There are 0 records in the query result.
Currently trouble shooting but not quite able to locate the reason why there are no records in the query result.
[Bold]
What modifications are needed to load the data from the temporary table and exclude duplicate records that are within the text file?
[/Bold]
Another thought - Is it possible/feasible to bulk insert the text file into a staging table (rather than a temporary table) so I can track the records that were not loaded to the production table and facilitate future review of these "leftover" records? [Bold]Further, I could have a field that designate the problem with the record - i.e. "Not Valid Sale Date", "Duplicate Record" etc.[/Bold]
Initially I created a "Duplicate Records Table" and loaded the duplicate records. Then, attempted to join the temporary table, #EquipmentData1 with the DuplicateRecordsTable and delete the duplicate records from the temporary table. Then, I was to load the validated data excluding the duplicate records from the temporary table into the production table.
I was not able to get the following code to work.
Appreciate any additional insight regarding best practices to handle duplicate records in the source text files.
I bulk insert the text files into the respective temporary table and then use INSERT INTO to load from the temporary table into the production table after performing various validations.
The text files have duplicate records that I want to exclude from being loaded from the temporary table into the production table.
Duplicate records are defined to be any record in the text file that has the same value for [JurisdictionCode], [AccountNo], [SequenceNumber] and [SaleDate]. Per review, there are relatively few duplicate records - approximately 3% of the total records in any given text file. (Thought - Why let this relatively small number of records prevent the establishment of the composite primary key constraints? Load valid data and keep moving!)
By removing the duplicate records, I will be able to create a primary key constraint based on the afore-mentioned four fields.
The plan is to load all of the valid data. Then, investigate later the invalid data and records with duplicate data.
Using the code below, I have not been able to successfully load the data from the temporary table to the production table and exclude the duplicate records.

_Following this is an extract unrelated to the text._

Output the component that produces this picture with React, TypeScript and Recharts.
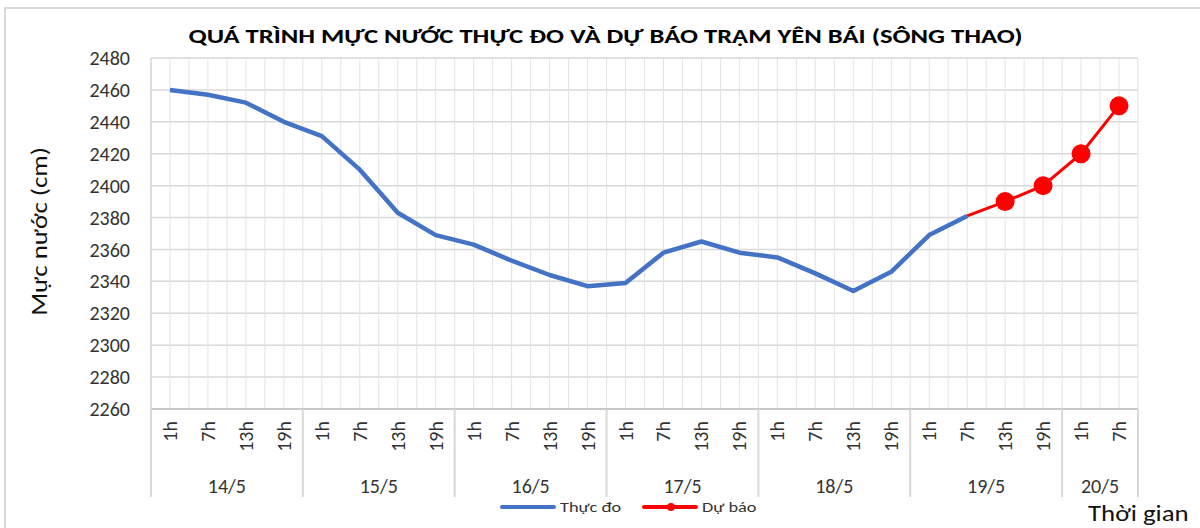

There are 0 records in the query result.
Currently trouble shooting but not quite able to locate the reason why there are no records in the query result.
[Bold]
What modifications are needed to load the data from the temporary table and exclude duplicate records that are within the text file?
[/Bold]
Code:
INSERT INTO Equipment_2014
SELECT RTRIM(LTRIM([JurisdictionCode])),
RTRIM(LTRIM([AccountNo])),
RTRIM(LTRIM([SequenceNumber])),
.
.
.
CASE
when len([SaleDate]) = 8
and isdate([SaleDate]) = 1
and rtrim(ltrim([SaleDate])) like '[0-9][0-9][0-9][0-9][0-1][0-2][0-3][0-9]'
then convert(date,[SaleDate], 112)
else cast(null as date)
end as [SaleDate],
)
from #EquipmentData1
where
[SaleDate] between convert(date, '20140101') and convert(date, '20141231')
AND RTRIM(LTRIM([SaleAmount])) is not null
AND RTRIM(LTRIM([SaleDate])) is not null
AND RTRIM(LTRIM([JurisdictionCode])) is not null
AND RTRIM(LTRIM([AccountNo])) is not null
AND NOT EXISTS(
SELECT t1.* FROM #EquipmentData1 t1
JOIN (
SELECT [JurisdictionCode], [AccountNo], [SequenceNumber], [SaleDate]
FROM #EquipmentData1
GROUP BY [JurisdictionCode], [AccountNo], [SequenceNumber], [SaleDate]
HAVING COUNT(*) > 1
) t2 ON t1.[JurisdictionCode] = t2.[JurisdictionCode]
AND t1.[AccountNo] = t2.[AccountNo]
AND t1.[SequenceNumber] = t2.[SequenceNumber]
AND t1.[SaleDate] = t2.[SaleDate]
order by [JurisdictionCode], [AccountNo], [SequenceNumber], [SaleDate]
)
GO
Another thought - Is it possible/feasible to bulk insert the text file into a staging table (rather than a temporary table) so I can track the records that were not loaded to the production table and facilitate future review of these "leftover" records? [Bold]Further, I could have a field that designate the problem with the record - i.e. "Not Valid Sale Date", "Duplicate Record" etc.[/Bold]
Initially I created a "Duplicate Records Table" and loaded the duplicate records. Then, attempted to join the temporary table, #EquipmentData1 with the DuplicateRecordsTable and delete the duplicate records from the temporary table. Then, I was to load the validated data excluding the duplicate records from the temporary table into the production table.
I was not able to get the following code to work.
Code:
DELETE FROM #EquipmentData1 A
INNER JOIN DuplicateEquipmentData B
B.[JurisdictionCode] = A.[JurisdictionCode]
AND B.[AccountNo] = A.[AccountNo]
AND B.[SequenceNumber] = A.[SequenceNumber]
AND B.[SaleDate] = A.[SaleDate]
Appreciate any additional insight regarding best practices to handle duplicate records in the source text files.